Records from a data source
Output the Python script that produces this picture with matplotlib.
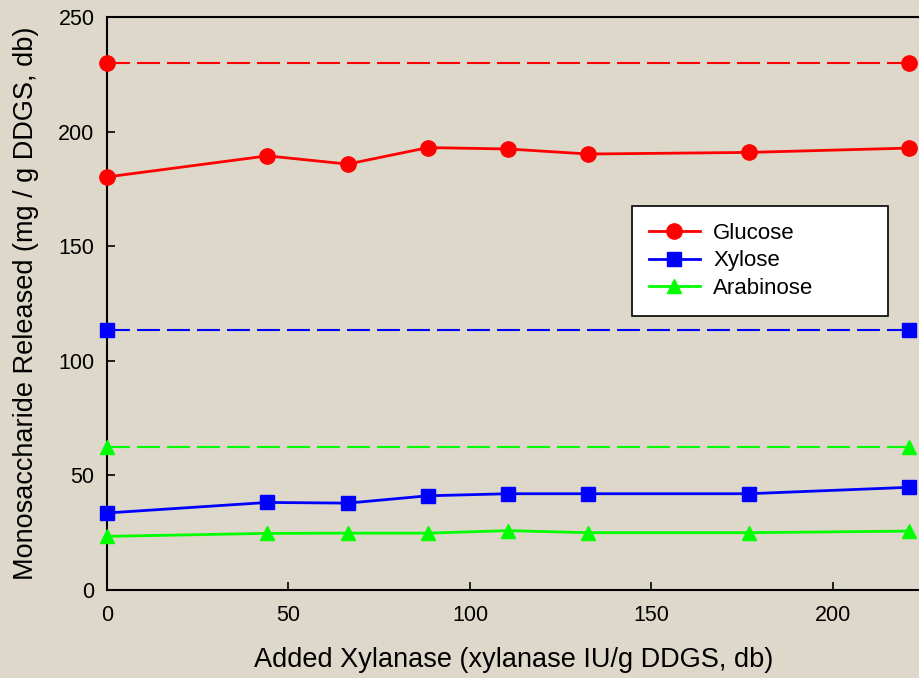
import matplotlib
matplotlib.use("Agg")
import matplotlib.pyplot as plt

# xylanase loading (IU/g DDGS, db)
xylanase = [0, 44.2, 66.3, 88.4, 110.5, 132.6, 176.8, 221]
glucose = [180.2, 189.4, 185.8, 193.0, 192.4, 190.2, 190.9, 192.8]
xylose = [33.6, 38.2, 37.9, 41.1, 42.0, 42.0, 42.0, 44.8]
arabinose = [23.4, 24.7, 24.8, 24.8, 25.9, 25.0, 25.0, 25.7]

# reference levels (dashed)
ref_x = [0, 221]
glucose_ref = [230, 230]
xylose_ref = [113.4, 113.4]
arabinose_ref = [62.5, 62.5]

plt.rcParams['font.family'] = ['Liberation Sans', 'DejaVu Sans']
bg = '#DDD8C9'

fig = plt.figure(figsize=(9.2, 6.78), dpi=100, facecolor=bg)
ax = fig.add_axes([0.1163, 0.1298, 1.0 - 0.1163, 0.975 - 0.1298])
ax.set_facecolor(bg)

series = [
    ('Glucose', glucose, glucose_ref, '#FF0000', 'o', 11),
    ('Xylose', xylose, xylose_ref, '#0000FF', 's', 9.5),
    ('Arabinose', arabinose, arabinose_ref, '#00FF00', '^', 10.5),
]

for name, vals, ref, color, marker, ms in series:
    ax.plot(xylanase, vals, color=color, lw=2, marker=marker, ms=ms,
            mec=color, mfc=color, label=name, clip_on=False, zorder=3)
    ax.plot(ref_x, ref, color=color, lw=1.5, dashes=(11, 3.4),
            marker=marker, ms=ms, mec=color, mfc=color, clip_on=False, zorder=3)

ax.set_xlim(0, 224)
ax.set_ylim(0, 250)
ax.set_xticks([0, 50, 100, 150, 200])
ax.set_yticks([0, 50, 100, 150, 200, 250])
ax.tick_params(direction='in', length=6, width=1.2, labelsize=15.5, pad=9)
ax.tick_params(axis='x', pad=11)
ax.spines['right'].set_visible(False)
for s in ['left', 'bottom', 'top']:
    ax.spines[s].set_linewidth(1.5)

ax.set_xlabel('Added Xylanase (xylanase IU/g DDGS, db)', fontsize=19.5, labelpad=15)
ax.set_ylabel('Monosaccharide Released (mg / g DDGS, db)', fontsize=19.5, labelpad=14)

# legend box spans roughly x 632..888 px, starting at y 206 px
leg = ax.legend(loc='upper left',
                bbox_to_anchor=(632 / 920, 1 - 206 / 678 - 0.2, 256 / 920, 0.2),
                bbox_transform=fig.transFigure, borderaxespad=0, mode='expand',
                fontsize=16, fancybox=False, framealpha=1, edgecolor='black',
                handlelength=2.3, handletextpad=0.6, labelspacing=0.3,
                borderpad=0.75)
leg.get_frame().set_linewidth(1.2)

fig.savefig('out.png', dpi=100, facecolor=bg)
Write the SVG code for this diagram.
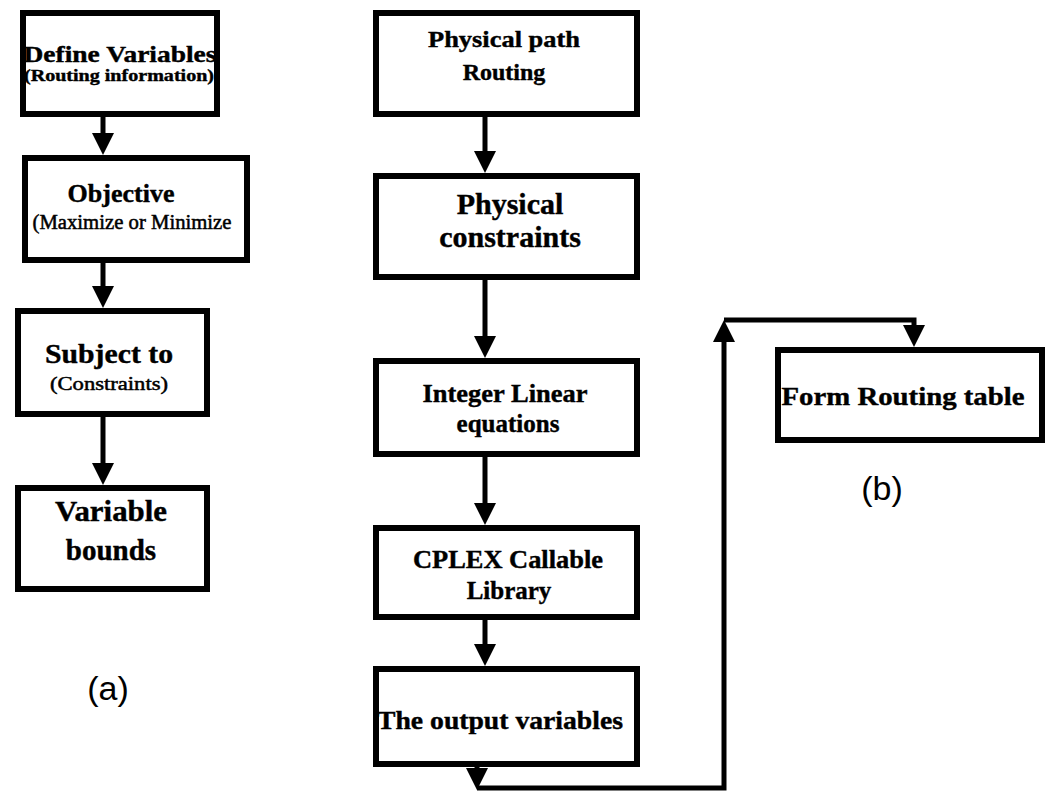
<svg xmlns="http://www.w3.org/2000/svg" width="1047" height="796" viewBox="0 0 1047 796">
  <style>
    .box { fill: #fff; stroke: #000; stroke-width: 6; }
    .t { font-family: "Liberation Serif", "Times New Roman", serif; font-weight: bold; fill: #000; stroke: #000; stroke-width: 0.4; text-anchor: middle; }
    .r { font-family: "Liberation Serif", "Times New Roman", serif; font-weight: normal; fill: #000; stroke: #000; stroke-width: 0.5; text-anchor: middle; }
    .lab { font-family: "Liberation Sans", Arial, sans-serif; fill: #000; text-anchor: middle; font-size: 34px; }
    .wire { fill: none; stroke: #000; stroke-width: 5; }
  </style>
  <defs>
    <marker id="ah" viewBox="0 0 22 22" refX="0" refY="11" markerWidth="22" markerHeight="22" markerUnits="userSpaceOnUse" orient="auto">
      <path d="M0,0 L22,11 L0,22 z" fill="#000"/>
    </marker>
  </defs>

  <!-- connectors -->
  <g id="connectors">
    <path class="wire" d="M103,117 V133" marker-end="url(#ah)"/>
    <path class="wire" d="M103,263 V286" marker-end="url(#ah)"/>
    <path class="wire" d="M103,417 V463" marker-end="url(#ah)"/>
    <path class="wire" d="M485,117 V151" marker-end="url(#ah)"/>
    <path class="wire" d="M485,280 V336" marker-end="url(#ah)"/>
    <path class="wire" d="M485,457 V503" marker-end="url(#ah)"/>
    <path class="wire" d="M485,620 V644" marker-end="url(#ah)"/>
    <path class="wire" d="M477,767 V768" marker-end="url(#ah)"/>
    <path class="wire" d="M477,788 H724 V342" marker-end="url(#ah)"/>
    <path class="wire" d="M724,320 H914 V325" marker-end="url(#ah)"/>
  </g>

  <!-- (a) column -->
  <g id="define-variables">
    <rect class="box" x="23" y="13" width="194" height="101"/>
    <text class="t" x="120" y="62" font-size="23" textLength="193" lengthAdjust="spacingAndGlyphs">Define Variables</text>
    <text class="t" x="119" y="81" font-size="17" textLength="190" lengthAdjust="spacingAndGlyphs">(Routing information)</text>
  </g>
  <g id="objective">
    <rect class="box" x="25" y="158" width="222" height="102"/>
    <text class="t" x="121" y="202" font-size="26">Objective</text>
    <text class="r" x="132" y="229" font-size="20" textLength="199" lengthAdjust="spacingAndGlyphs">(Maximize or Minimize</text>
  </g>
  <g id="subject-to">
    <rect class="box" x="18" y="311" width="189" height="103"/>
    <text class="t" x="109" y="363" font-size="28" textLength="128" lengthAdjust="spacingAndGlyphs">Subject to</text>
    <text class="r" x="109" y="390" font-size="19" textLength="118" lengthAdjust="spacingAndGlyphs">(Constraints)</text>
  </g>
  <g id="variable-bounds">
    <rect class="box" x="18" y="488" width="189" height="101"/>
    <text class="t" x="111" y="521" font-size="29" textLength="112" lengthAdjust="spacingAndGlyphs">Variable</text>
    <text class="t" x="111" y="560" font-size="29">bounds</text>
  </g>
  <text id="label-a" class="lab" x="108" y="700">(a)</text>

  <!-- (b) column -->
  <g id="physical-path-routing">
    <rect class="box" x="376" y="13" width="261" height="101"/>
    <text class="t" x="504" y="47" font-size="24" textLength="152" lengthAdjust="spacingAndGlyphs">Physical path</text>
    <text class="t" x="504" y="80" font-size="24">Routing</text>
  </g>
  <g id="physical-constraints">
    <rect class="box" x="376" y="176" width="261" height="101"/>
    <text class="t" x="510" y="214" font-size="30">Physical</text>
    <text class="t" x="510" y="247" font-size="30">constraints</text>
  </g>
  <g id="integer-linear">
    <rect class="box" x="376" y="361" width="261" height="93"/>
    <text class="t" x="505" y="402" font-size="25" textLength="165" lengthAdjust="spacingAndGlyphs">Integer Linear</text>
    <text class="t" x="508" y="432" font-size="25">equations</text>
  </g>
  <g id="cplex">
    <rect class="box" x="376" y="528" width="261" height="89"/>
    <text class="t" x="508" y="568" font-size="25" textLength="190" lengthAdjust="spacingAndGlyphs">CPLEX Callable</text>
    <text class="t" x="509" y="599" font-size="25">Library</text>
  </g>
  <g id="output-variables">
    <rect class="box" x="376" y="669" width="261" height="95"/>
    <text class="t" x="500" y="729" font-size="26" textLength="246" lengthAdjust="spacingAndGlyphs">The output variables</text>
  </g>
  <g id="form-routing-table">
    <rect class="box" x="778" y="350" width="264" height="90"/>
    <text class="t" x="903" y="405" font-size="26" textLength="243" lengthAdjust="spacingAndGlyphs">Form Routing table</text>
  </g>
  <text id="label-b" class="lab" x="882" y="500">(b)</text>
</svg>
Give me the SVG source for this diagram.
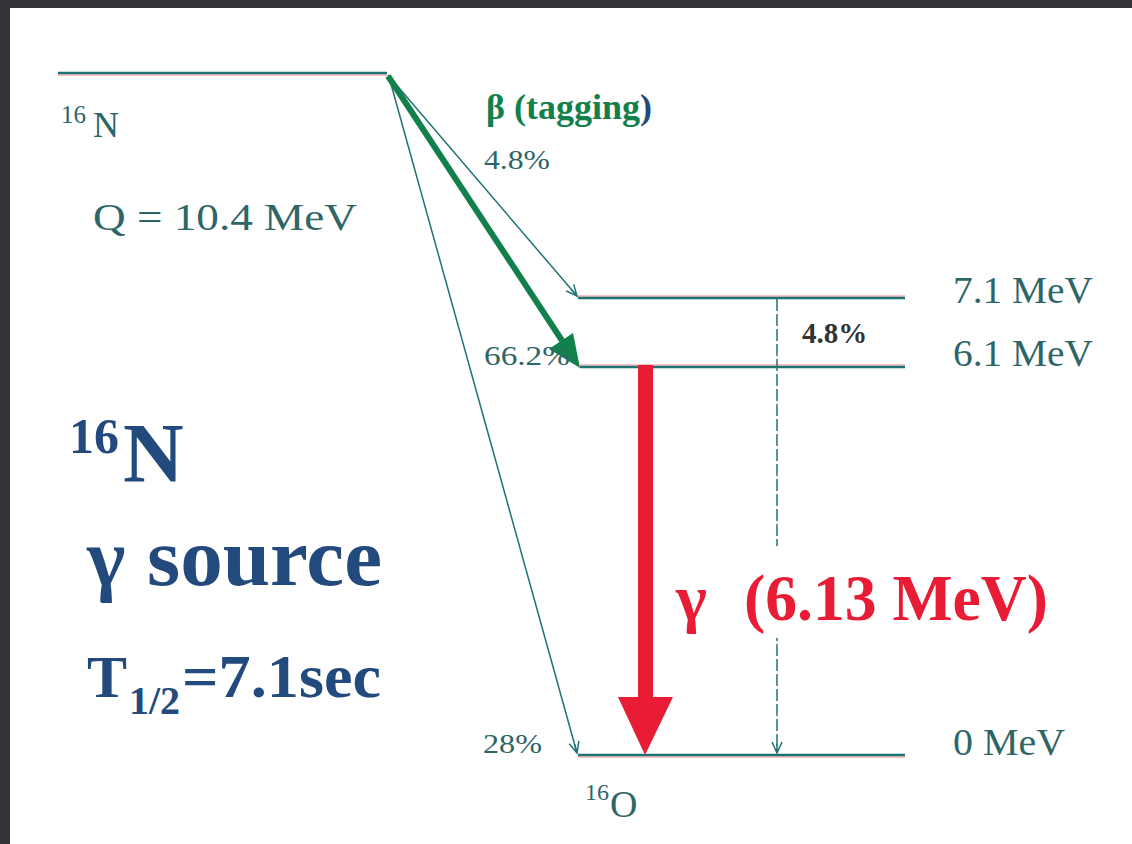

* **Exercise**
Repeat the records word for word. Any picture in them should be left out.

* **Answer to this task**
Output the Python script that produces this picture with matplotlib.
import matplotlib
matplotlib.use("Agg")
import matplotlib.pyplot as plt

# xylanase loading (IU/g DDGS, db)
xylanase = [0, 44.2, 66.3, 88.4, 110.5, 132.6, 176.8, 221]
glucose = [180.2, 189.4, 185.8, 193.0, 192.4, 190.2, 190.9, 192.8]
xylose = [33.6, 38.2, 37.9, 41.1, 42.0, 42.0, 42.0, 44.8]
arabinose = [23.4, 24.7, 24.8, 24.8, 25.9, 25.0, 25.0, 25.7]

# reference levels (dashed)
ref_x = [0, 221]
glucose_ref = [230, 230]
xylose_ref = [113.4, 113.4]
arabinose_ref = [62.5, 62.5]

plt.rcParams['font.family'] = ['Liberation Sans', 'DejaVu Sans']
bg = '#DDD8C9'

fig = plt.figure(figsize=(9.2, 6.78), dpi=100, facecolor=bg)
ax = fig.add_axes([0.1163, 0.1298, 1.0 - 0.1163, 0.975 - 0.1298])
ax.set_facecolor(bg)

series = [
    ('Glucose', glucose, glucose_ref, '#FF0000', 'o', 11),
    ('Xylose', xylose, xylose_ref, '#0000FF', 's', 9.5),
    ('Arabinose', arabinose, arabinose_ref, '#00FF00', '^', 10.5),
]

for name, vals, ref, color, marker, ms in series:
    ax.plot(xylanase, vals, color=color, lw=2, marker=marker, ms=ms,
            mec=color, mfc=color, label=name, clip_on=False, zorder=3)
    ax.plot(ref_x, ref, color=color, lw=1.5, dashes=(11, 3.4),
            marker=marker, ms=ms, mec=color, mfc=color, clip_on=False, zorder=3)

ax.set_xlim(0, 224)
ax.set_ylim(0, 250)
ax.set_xticks([0, 50, 100, 150, 200])
ax.set_yticks([0, 50, 100, 150, 200, 250])
ax.tick_params(direction='in', length=6, width=1.2, labelsize=15.5, pad=9)
ax.tick_params(axis='x', pad=11)
ax.spines['right'].set_visible(False)
for s in ['left', 'bottom', 'top']:
    ax.spines[s].set_linewidth(1.5)

ax.set_xlabel('Added Xylanase (xylanase IU/g DDGS, db)', fontsize=19.5, labelpad=15)
ax.set_ylabel('Monosaccharide Released (mg / g DDGS, db)', fontsize=19.5, labelpad=14)

# legend box spans roughly x 632..888 px, starting at y 206 px
leg = ax.legend(loc='upper left',
                bbox_to_anchor=(632 / 920, 1 - 206 / 678 - 0.2, 256 / 920, 0.2),
                bbox_transform=fig.transFigure, borderaxespad=0, mode='expand',
                fontsize=16, fancybox=False, framealpha=1, edgecolor='black',
                handlelength=2.3, handletextpad=0.6, labelspacing=0.3,
                borderpad=0.75)
leg.get_frame().set_linewidth(1.2)

fig.savefig('out.png', dpi=100, facecolor=bg)
Write the SVG code for this diagram.
<svg xmlns="http://www.w3.org/2000/svg" width="1047" height="796" viewBox="0 0 1047 796">
  <style>
    .box { fill: #fff; stroke: #000; stroke-width: 6; }
    .t { font-family: "Liberation Serif", "Times New Roman", serif; font-weight: bold; fill: #000; stroke: #000; stroke-width: 0.4; text-anchor: middle; }
    .r { font-family: "Liberation Serif", "Times New Roman", serif; font-weight: normal; fill: #000; stroke: #000; stroke-width: 0.5; text-anchor: middle; }
    .lab { font-family: "Liberation Sans", Arial, sans-serif; fill: #000; text-anchor: middle; font-size: 34px; }
    .wire { fill: none; stroke: #000; stroke-width: 5; }
  </style>
  <defs>
    <marker id="ah" viewBox="0 0 22 22" refX="0" refY="11" markerWidth="22" markerHeight="22" markerUnits="userSpaceOnUse" orient="auto">
      <path d="M0,0 L22,11 L0,22 z" fill="#000"/>
    </marker>
  </defs>

  <!-- connectors -->
  <g id="connectors">
    <path class="wire" d="M103,117 V133" marker-end="url(#ah)"/>
    <path class="wire" d="M103,263 V286" marker-end="url(#ah)"/>
    <path class="wire" d="M103,417 V463" marker-end="url(#ah)"/>
    <path class="wire" d="M485,117 V151" marker-end="url(#ah)"/>
    <path class="wire" d="M485,280 V336" marker-end="url(#ah)"/>
    <path class="wire" d="M485,457 V503" marker-end="url(#ah)"/>
    <path class="wire" d="M485,620 V644" marker-end="url(#ah)"/>
    <path class="wire" d="M477,767 V768" marker-end="url(#ah)"/>
    <path class="wire" d="M477,788 H724 V342" marker-end="url(#ah)"/>
    <path class="wire" d="M724,320 H914 V325" marker-end="url(#ah)"/>
  </g>

  <!-- (a) column -->
  <g id="define-variables">
    <rect class="box" x="23" y="13" width="194" height="101"/>
    <text class="t" x="120" y="62" font-size="23" textLength="193" lengthAdjust="spacingAndGlyphs">Define Variables</text>
    <text class="t" x="119" y="81" font-size="17" textLength="190" lengthAdjust="spacingAndGlyphs">(Routing information)</text>
  </g>
  <g id="objective">
    <rect class="box" x="25" y="158" width="222" height="102"/>
    <text class="t" x="121" y="202" font-size="26">Objective</text>
    <text class="r" x="132" y="229" font-size="20" textLength="199" lengthAdjust="spacingAndGlyphs">(Maximize or Minimize</text>
  </g>
  <g id="subject-to">
    <rect class="box" x="18" y="311" width="189" height="103"/>
    <text class="t" x="109" y="363" font-size="28" textLength="128" lengthAdjust="spacingAndGlyphs">Subject to</text>
    <text class="r" x="109" y="390" font-size="19" textLength="118" lengthAdjust="spacingAndGlyphs">(Constraints)</text>
  </g>
  <g id="variable-bounds">
    <rect class="box" x="18" y="488" width="189" height="101"/>
    <text class="t" x="111" y="521" font-size="29" textLength="112" lengthAdjust="spacingAndGlyphs">Variable</text>
    <text class="t" x="111" y="560" font-size="29">bounds</text>
  </g>
  <text id="label-a" class="lab" x="108" y="700">(a)</text>

  <!-- (b) column -->
  <g id="physical-path-routing">
    <rect class="box" x="376" y="13" width="261" height="101"/>
    <text class="t" x="504" y="47" font-size="24" textLength="152" lengthAdjust="spacingAndGlyphs">Physical path</text>
    <text class="t" x="504" y="80" font-size="24">Routing</text>
  </g>
  <g id="physical-constraints">
    <rect class="box" x="376" y="176" width="261" height="101"/>
    <text class="t" x="510" y="214" font-size="30">Physical</text>
    <text class="t" x="510" y="247" font-size="30">constraints</text>
  </g>
  <g id="integer-linear">
    <rect class="box" x="376" y="361" width="261" height="93"/>
    <text class="t" x="505" y="402" font-size="25" textLength="165" lengthAdjust="spacingAndGlyphs">Integer Linear</text>
    <text class="t" x="508" y="432" font-size="25">equations</text>
  </g>
  <g id="cplex">
    <rect class="box" x="376" y="528" width="261" height="89"/>
    <text class="t" x="508" y="568" font-size="25" textLength="190" lengthAdjust="spacingAndGlyphs">CPLEX Callable</text>
    <text class="t" x="509" y="599" font-size="25">Library</text>
  </g>
  <g id="output-variables">
    <rect class="box" x="376" y="669" width="261" height="95"/>
    <text class="t" x="500" y="729" font-size="26" textLength="246" lengthAdjust="spacingAndGlyphs">The output variables</text>
  </g>
  <g id="form-routing-table">
    <rect class="box" x="778" y="350" width="264" height="90"/>
    <text class="t" x="903" y="405" font-size="26" textLength="243" lengthAdjust="spacingAndGlyphs">Form Routing table</text>
  </g>
  <text id="label-b" class="lab" x="882" y="500">(b)</text>
</svg>
Give me the SVG source for this diagram.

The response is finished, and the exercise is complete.